START SUPPLIED ENTRIES

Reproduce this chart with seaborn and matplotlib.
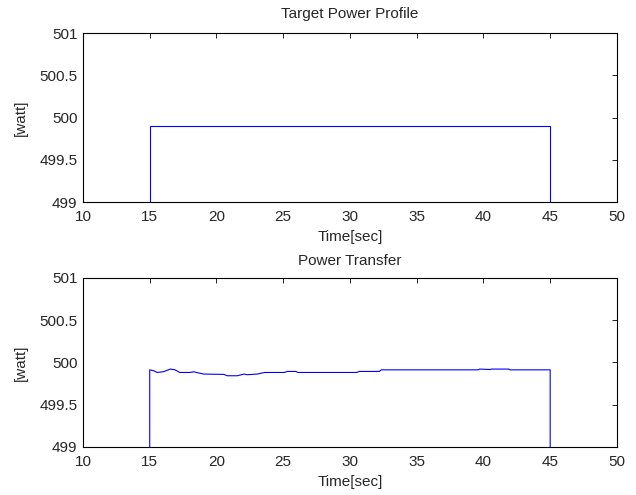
import matplotlib
matplotlib.use("Agg")
import matplotlib.pyplot as plt
import seaborn as sns

# Target power profile
target_time = [0, 15, 15, 26.6, 26.6, 38.4, 38.4, 45, 45, 60]
target_power = [0, 0, 499.90, 499.90, 499.904, 499.904, 499.90, 499.90, 0, 0]

# Power transfer
transfer_time = [0, 15, 15, 15.3, 15.55, 16.0, 16.55, 16.9, 17.25, 18.0, 18.3, 18.6, 19.06,
                 20.56, 20.8, 21.56, 22.07, 22.3, 23.07, 23.6, 25.1, 25.3, 25.95, 26.1,
                 30.5, 30.7, 32.2, 32.35, 39.6, 39.7, 40.5, 40.6, 41.9, 42.0, 45, 45, 60]
transfer_power = [0, 0, 499.913, 499.902, 499.882, 499.890, 499.922, 499.913, 499.882,
                  499.882, 499.890, 499.878, 499.863, 499.859, 499.843, 499.843, 499.863,
                  499.855, 499.863, 499.882, 499.882, 499.894, 499.894, 499.882,
                  499.882, 499.894, 499.894, 499.913, 499.913, 499.922, 499.917, 499.922,
                  499.922, 499.913, 499.913, 0, 0]

x_ticks = [10, 15, 20, 25, 30, 35, 40, 45, 50]
y_ticks = [499, 499.5, 500, 500.5, 501]
y_tick_labels = ["499", "499.5", "500", "500.5", "501"]

sns.set_style("white")
plt.rcParams['font.family'] = ['Liberation Sans', 'DejaVu Sans']

txt = "#262626"
fig = plt.figure(figsize=(6.36, 4.95), dpi=100)
ax1 = fig.add_axes([0.1305, 0.5919, 0.8395, 0.3414])
ax2 = fig.add_axes([0.1305, 0.0970, 0.8395, 0.3414])

for ax, t, p, title, tpad in [(ax1, target_time, target_power, "Target Power Profile", 11),
                              (ax2, transfer_time, transfer_power, "Power Transfer", 9)]:
    sns.lineplot(x=t, y=p, ax=ax, estimator=None, sort=False, color="#0000ff", linewidth=0.8)
    ax.set_xlim(10, 50)
    ax.set_ylim(499, 501)
    ax.set_xticks(x_ticks)
    ax.set_yticks(y_ticks)
    ax.set_yticklabels(y_tick_labels)
    ax.tick_params(direction="in", top=True, right=True, length=3.5, width=0.6,
                   labelsize=11, color="black", labelcolor=txt)
    ax.tick_params(axis="x", pad=6)
    ax.tick_params(axis="y", pad=4)
    for s in ax.spines.values():
        s.set_color("black")
        s.set_linewidth(0.8)
    ax.set_title(title, fontsize=11, pad=tpad, color=txt)
    ax.set_xlabel("Time[sec]", fontsize=11, labelpad=4, color=txt)
    ax.set_ylabel("[watt]", fontsize=11, labelpad=8, color=txt)

fig.savefig("out.png", dpi=100)
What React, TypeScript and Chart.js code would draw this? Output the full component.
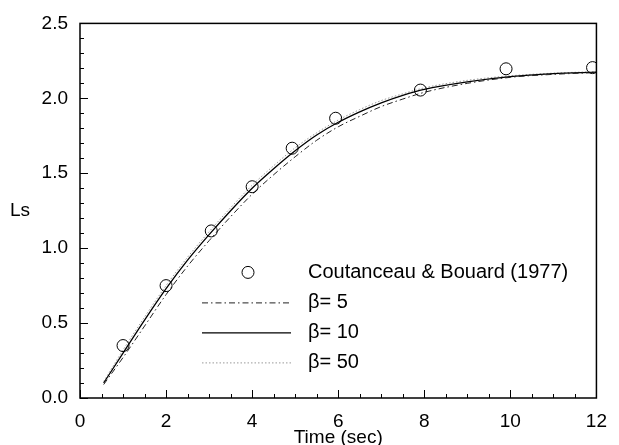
import { useEffect, useRef } from 'react';
import { Chart, registerables } from 'chart.js';
Chart.register(...registerables);

const obsX = [1.0, 2.0, 3.05, 4.0, 4.93, 5.94, 7.91, 9.9, 11.91];
const obsY = [0.35, 0.75, 1.115, 1.41, 1.667, 1.867, 2.055, 2.197, 2.205];
const curveX = [0.55, 1, 1.5, 2, 2.5, 3, 3.5, 4, 4.5, 5, 5.5, 6, 6.5, 7, 7.5, 8, 9, 10, 11, 12];
const beta5 = [0.09, 0.27, 0.48, 0.69, 0.88, 1.05, 1.21, 1.36, 1.49, 1.61, 1.72, 1.81, 1.88, 1.945, 1.995, 2.04, 2.1, 2.14, 2.16, 2.172];
const beta10 = [0.1, 0.3, 0.52, 0.73, 0.92, 1.09, 1.25, 1.4, 1.53, 1.65, 1.755, 1.84, 1.91, 1.97, 2.02, 2.06, 2.11, 2.145, 2.165, 2.175];
const beta50 = [0.11, 0.32, 0.54, 0.75, 0.94, 1.11, 1.27, 1.42, 1.55, 1.67, 1.77, 1.855, 1.925, 1.985, 2.03, 2.07, 2.12, 2.15, 2.168, 2.178];
const legendLabels = ['Coutanceau & Bouard (1977)', '\u03b2= 5', '\u03b2= 10', '\u03b2= 50'];
const xTitle = 'Time (sec)';
const yTitle = 'Ls';

const FONT = '"Liberation Sans", Arial, sans-serif';

const decorPlugin = {
  id: 'decor',
  afterDraw(chart: any) {
    const { ctx, chartArea: a, scales } = chart;
    const x = scales.x;
    const y = scales.y;
    ctx.save();
    ctx.strokeStyle = '#000';
    ctx.lineWidth = 1.5;
    ctx.strokeRect(a.left, a.top, a.right - a.left, a.bottom - a.top);
    ctx.lineWidth = 1;
    ctx.beginPath();
    for (let i = 0; i <= 24; i++) {
      const px = Math.round(x.getPixelForValue(i * 0.5)) + 0.5;
      const len = i % 4 === 0 ? 8 : 4;
      ctx.moveTo(px, a.bottom);
      ctx.lineTo(px, a.bottom - len);
    }
    for (let i = 0; i <= 25; i++) {
      const py = Math.round(y.getPixelForValue(i * 0.1)) + 0.5;
      const len = i % 5 === 0 ? 8 : 4;
      ctx.moveTo(a.left, py);
      ctx.lineTo(a.left + len, py);
    }
    ctx.stroke();

    ctx.fillStyle = '#000';
    ctx.font = '19px ' + FONT;
    ctx.textAlign = 'center';
    ctx.textBaseline = 'middle';
    ctx.fillText(yTitle, 20, y.getPixelForValue(1.25));

    // legend
    const rows = [249, 279, 309, 339];
    const ds = chart.data.datasets;
    const order = [0, 1, 2, 3];
    ctx.textAlign = 'left';
    ctx.font = '20px ' + FONT;
    order.forEach((di, r) => {
      const d = ds[di];
      const ry = a.top + rows[r];
      if (di === 0) {
        ctx.beginPath();
        ctx.setLineDash([]);
        ctx.lineWidth = 1;
        ctx.strokeStyle = '#000';
        ctx.arc(a.left + 168, ry, 6, 0, Math.PI * 2);
        ctx.stroke();
      } else {
        ctx.beginPath();
        ctx.setLineDash(d.borderDash || []);
        ctx.lineWidth = d.borderWidth;
        ctx.strokeStyle = d.borderColor;
        ctx.moveTo(a.left + 122, ry + 0.5);
        ctx.lineTo(a.left + 211, ry + 0.5);
        ctx.stroke();
      }
      ctx.setLineDash([]);
      ctx.fillStyle = '#000';
      ctx.fillText(legendLabels[di], a.left + 228, ry);
    });
    ctx.restore();
  },
};

export default function App() {
  const ref = useRef<HTMLCanvasElement>(null);
  useEffect(() => {
    if (!ref.current) return;
    const chart = new Chart(ref.current, {
      type: 'scatter',
      data: {
        datasets: [
          {
            label: legendLabels[0],
            data: obsX.map((v, i) => ({ x: v, y: obsY[i] })),
            showLine: false,
            pointStyle: 'circle',
            pointRadius: 6,
            pointBorderColor: '#000',
            pointBackgroundColor: 'rgba(0,0,0,0)',
            pointBorderWidth: 1,
            order: 0,
          },
          {
            label: legendLabels[1],
            data: curveX.map((v, i) => ({ x: v, y: beta5[i] })),
            showLine: true,
            pointRadius: 0,
            borderColor: '#222',
            borderWidth: 1,
            borderDash: [6, 3, 1.5, 3],
            cubicInterpolationMode: 'monotone',
            order: 1,
          },
          {
            label: legendLabels[2],
            data: curveX.map((v, i) => ({ x: v, y: beta10[i] })),
            showLine: true,
            pointRadius: 0,
            borderColor: '#000',
            borderWidth: 1.3,
            cubicInterpolationMode: 'monotone',
            order: 2,
          },
          {
            label: legendLabels[3],
            data: curveX.map((v, i) => ({ x: v, y: beta50[i] })),
            showLine: true,
            pointRadius: 0,
            borderColor: '#999',
            borderWidth: 1,
            borderDash: [1.5, 2],
            cubicInterpolationMode: 'monotone',
            order: 3,
          },
        ],
      } as any,
      options: {
        animation: false,
        responsive: true,
        maintainAspectRatio: false,
        layout: { padding: { left: 0, right: 14, top: 16, bottom: 0 } },
        plugins: { legend: { display: false }, tooltip: { enabled: false } },
        scales: {
          x: {
            type: 'linear',
            min: 0,
            max: 12,
            grid: { display: false, drawTicks: false },
            border: { display: false },
            ticks: { stepSize: 2, color: '#000', padding: 12, font: { family: FONT, size: 19 }, maxRotation: 0 },
            title: { display: true, text: xTitle, color: '#000', font: { family: FONT, size: 19, lineHeight: 1 }, padding: { top: 0, bottom: -2 } },
            afterFit: (s: any) => { s.height = 47; },
          },
          y: {
            type: 'linear',
            min: 0,
            max: 2.5,
            grid: { display: false, drawTicks: false },
            border: { display: false },
            ticks: { stepSize: 0.5, color: '#000', padding: 12, font: { family: FONT, size: 19 }, callback: (v: any) => Number(v).toFixed(1) },
            afterFit: (s: any) => { s.width = 80; },
          },
        },
      } as any,
      plugins: [decorPlugin],
    });
    return () => chart.destroy();
  }, []);
  return (
    <div style={{ position: 'fixed', left: 0, top: 0, width: 619, height: 445, background: '#fff' }}>
      <canvas ref={ref} />
    </div>
  );
}
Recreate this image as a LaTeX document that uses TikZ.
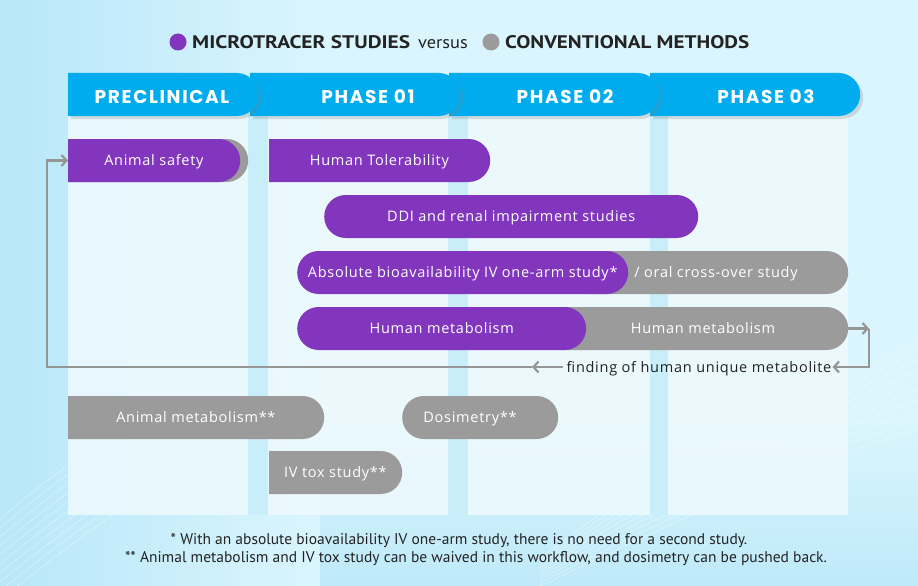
\documentclass[tikz,border=0pt]{standalone}
\usepackage{fontspec}
\setmainfont{Open Sans}
\newfontfamily\barfont{Open Sans}[LetterSpace=5]
\newfontfamily\tabfont{Poppins}[LetterSpace=9]
\newfontfamily\condfont{PT Sans}
\usetikzlibrary{shapes.misc,arrows.meta,shadows}
\definecolor{mpurple}{RGB}{130,54,190}
\definecolor{mgray}{RGB}{155,155,155}
\definecolor{agray}{RGB}{150,150,150}
\definecolor{tabblue}{RGB}{0,172,238}
\definecolor{bgleft}{RGB}{184,231,248}
\definecolor{bgmain}{RGB}{218,245,253}
\definecolor{panel}{RGB}{238,250,254}
\definecolor{gapc}{RGB}{200,238,250}
\definecolor{txt}{RGB}{35,35,35}
\tikzset{
  bar/.style={rounded rectangle, rounded rectangle left arc=none, minimum height=43pt, inner sep=0pt, text=white, text height=10.5pt, text depth=0pt, font=\barfont\fontsize{14.5}{16}\selectfont},
  pbar/.style={bar, fill=mpurple},
  gbar/.style={bar, fill=mgray},
  pill/.style={rounded rectangle, minimum height=43pt, inner sep=0pt, text=white, text height=10.5pt, text depth=0pt, font=\barfont\fontsize{14.5}{16}\selectfont},
  bartext/.style={inner sep=0pt, text=white, text height=10.5pt, text depth=0pt, font=\barfont\fontsize{14.5}{16}\selectfont},
  tabshape/.style={rounded rectangle, rounded rectangle left arc=none, minimum height=43pt, inner sep=0pt, fill=tabblue, drop shadow={shadow xshift=3pt, shadow yshift=-3pt, opacity=0.25}},
  tablabel/.style={inner sep=0pt, text=white, font=\tabfont\bfseries\fontsize{18.5}{20}\selectfont},
  arr/.style={draw=agray, line width=2.2pt, -{Straight Barb[length=5pt,width=11pt]}},
  foot/.style={inner sep=0pt, text=txt, font=\condfont\fontsize{15.5}{18}\selectfont},
  legtext/.style={inner sep=0pt, text=txt, font=\condfont\fontsize{17.5}{20}\selectfont},
}
\begin{document}
\begin{tikzpicture}[x=1pt,y=-1pt]
\useasboundingbox (0,0) rectangle (918,586);
% background
\fill[bgmain] (0,0) rectangle (918,586);
\shade[left color=bgleft, right color=bgmain] (0,0) rectangle (320,586);
\shade[top color=bgmain, bottom color=bgleft!80!bgmain] (320,420) rectangle (918,586);
\foreach \i in {0,...,9}{
  \draw[white, opacity=0.35, line width=0.8pt] (0,600-\i*9) .. controls (150,480-\i*10) and (250,420-\i*6) .. (420,380-\i*4);
  \draw[white, opacity=0.35, line width=0.8pt] (540,586-\i*3) .. controls (680,520-\i*8) and (780,470-\i*6) .. (918,430-\i*10);
}
% gap stripes and panels
\foreach \x in {248,448,650}{ \fill[gapc] (\x,116) rectangle (\x+20,515); }
\fill[panel, opacity=0.85] (68,116) rectangle (248,515);
\fill[panel, opacity=0.85] (268,116) rectangle (448,515);
\fill[panel, opacity=0.85] (468,116) rectangle (650,515);
\fill[panel, opacity=0.85] (668,116) rectangle (848,515);
% legend
\fill[mpurple] (178,42) circle (8.5);
\fill[mgray] (491,42) circle (8.5);
\node[legtext, anchor=west] (leg1) at (192,42) {\resizebox{218pt}{13pt}{\bfseries MICROTRACER STUDIES}};
\node[legtext, anchor=base west] (leg2) at (418,48.5) {\scalebox{1.05}[1]{versus}};
\node[legtext, anchor=west] (leg3) at (505,42) {\resizebox{244pt}{13pt}{\bfseries CONVENTIONAL METHODS}};
% tabs
\node[tabshape, minimum width=210pt, anchor=west] (tab3) at (650,94.5) {};
\node[tabshape, minimum width=210pt, anchor=west] (tab2) at (449,94.5) {};
\node[tabshape, minimum width=210pt, anchor=west] (tab1) at (250,94.5) {};
\node[tabshape, minimum width=190pt, anchor=west] (tab0) at (68,94.5) {};
\node[tablabel] (lab0) at (162,97) {PRECLINICAL};
\node[tablabel] (lab1) at (368,97) {PHASE 01};
\node[tablabel] (lab2) at (565,97) {PHASE 02};
\node[tablabel] (lab3) at (766,97) {PHASE 03};
% bars
\node[gbar, minimum width=180pt, anchor=west] (safetyshadow) at (68,160.5) {};
\node[pbar, minimum width=172pt, anchor=west] (safety) at (68,160.5) {Animal safety};
\node[pbar, minimum width=221pt, anchor=west] (toler) at (269,160.5) {Human Tolerability};
\node[pill, fill=mpurple, minimum width=374pt, anchor=west] (ddi) at (324,216.5) {DDI and renal impairment studies};
\node[gbar, minimum width=258pt, anchor=west] (abgray) at (590,272.5) {};
\node[bartext] (abtext) at (716,272.5) {/ oral cross-over study};
\node[pill, fill=mpurple, minimum width=331pt, anchor=west] (abs) at (297,272.5) {Absolute bioavailability IV one-arm study*};
\node[gbar, minimum width=288pt, anchor=west] (hmg) at (560,328.5) {};
\node[bartext] (hmgtext) at (703,328.5) {Human metabolism};
\node[pill, fill=mpurple, minimum width=289pt, anchor=west] (hmp) at (297,328.5) {Human metabolism};
\node[inner sep=0pt, text=txt, text height=10.5pt, text depth=0pt, font=\barfont\fontsize{14.5}{16}\selectfont] (find) at (699,367) {finding of human unique metabolite};
\node[gbar, minimum width=256pt, anchor=west] (amet) at (68,417.5) {Animal metabolism**};
\node[pill, fill=mgray, minimum width=156pt, anchor=west] (dos) at (402,417.5) {};
\node[bartext] (dostext) at (470,417.5) {Dosimetry**};
\node[gbar, minimum width=133pt, anchor=west] (ivtox) at (269,472.5) {IV tox study**};
% feedback arrows
\coordinate (c1) at (869,328.5);
\coordinate (c2) at (869,367);
\coordinate (c3) at (532,367);
\coordinate (c4) at (47,367);
\draw[arr] (hmg.east) -- (c1);
\draw[arr] (c1) -- (c2) -- ([xshift=1pt]find.east);
\draw[arr] ([xshift=-4pt]find.west) -- (c3);
\draw[arr] (c3) -- (c4) |- (safety.west);
% footnotes
\node[foot] (f1) at (459,541) {* With an absolute bioavailability IV one-arm study, there is no need for a second study.};
\node[foot] (f2) at (476,559) {** Animal metabolism and IV tox study can be waived in this workflow, and dosimetry can be pushed back.};
\end{tikzpicture}
\end{document}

END SUPPLIED ENTRIES

SET TASK -> From the opening line of the entries above to the line containing "499.90, 0, 0]", please transcribe each line exactly, skipping every picture.

SOLVED EXERCISE ->
Reproduce this chart with seaborn and matplotlib.
import matplotlib
matplotlib.use("Agg")
import matplotlib.pyplot as plt
import seaborn as sns

# Target power profile
target_time = [0, 15, 15, 26.6, 26.6, 38.4, 38.4, 45, 45, 60]
target_power = [0, 0, 499.90, 499.90, 499.904, 499.904, 499.90, 499.90, 0, 0]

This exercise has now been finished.